Alzheimer's is the most common type of dementia. The disease destroys brain cells and symptoms can include confusion, anger, mood swings, language breakdown and long-term memory loss. Check out 10 Alzheimer's warning signs to get additional information.

Over 5 million Americans suffer from Alzheimer's Disease. For more detailed info, read our article An Intro To Alzheimer's Disease.

Caring for a person with Alzheimer's disease involves specialized services that differ from other types of senior housing. In many assisted living or nursing home facilities, the Alzheimer's care is delivered in separate areas. Generally, the residents live in semi-private apartments and have structured activities delivered by staff members trained in Alzheimer's and dementia care. Most of these living environments have secured areas to prevent wandering, a common symptom of the disease. Often, residents have access to outdoor walking paths or gardens which are within secured areas.

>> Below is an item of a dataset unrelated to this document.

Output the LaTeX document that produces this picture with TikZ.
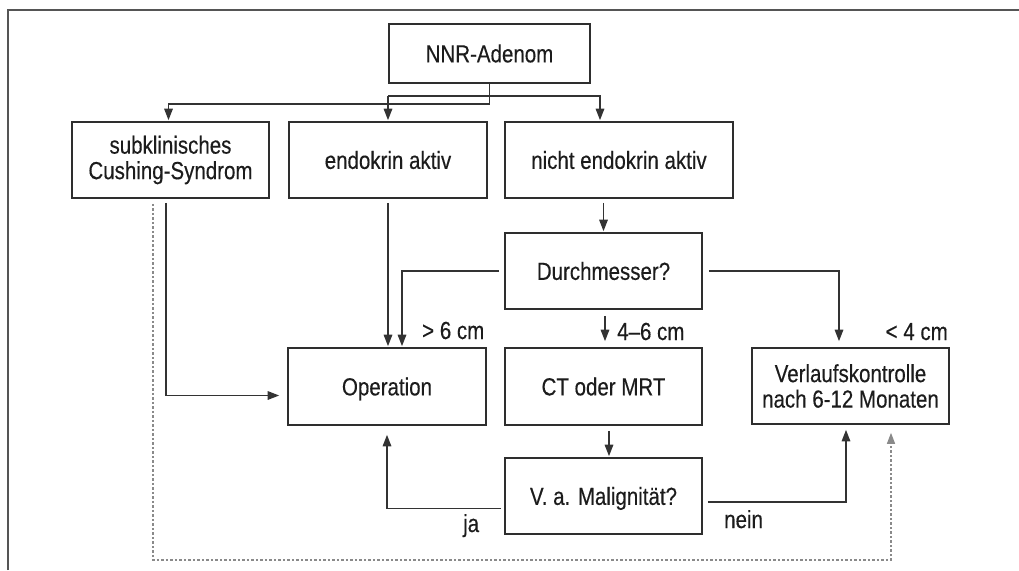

There are also stand alone memory care communities called Alzheimer's special care units or memory care units, intended to to better meet the specialized needs of residents with the disease. These memory care communities have been designed specifically for seniors suffering from Alzheimer's disease or dementia and often have features like a circular layout to ensure a resident won't encounter a 'dead-end' in a hallway (a potential source of stress for advanced cases of Alzheimer's).

What is the best type of care for a loved one with the disease? When making a decision, it is important to ask if there is specialized care offered for residents with Alzheimer's disease or other forms of dementia.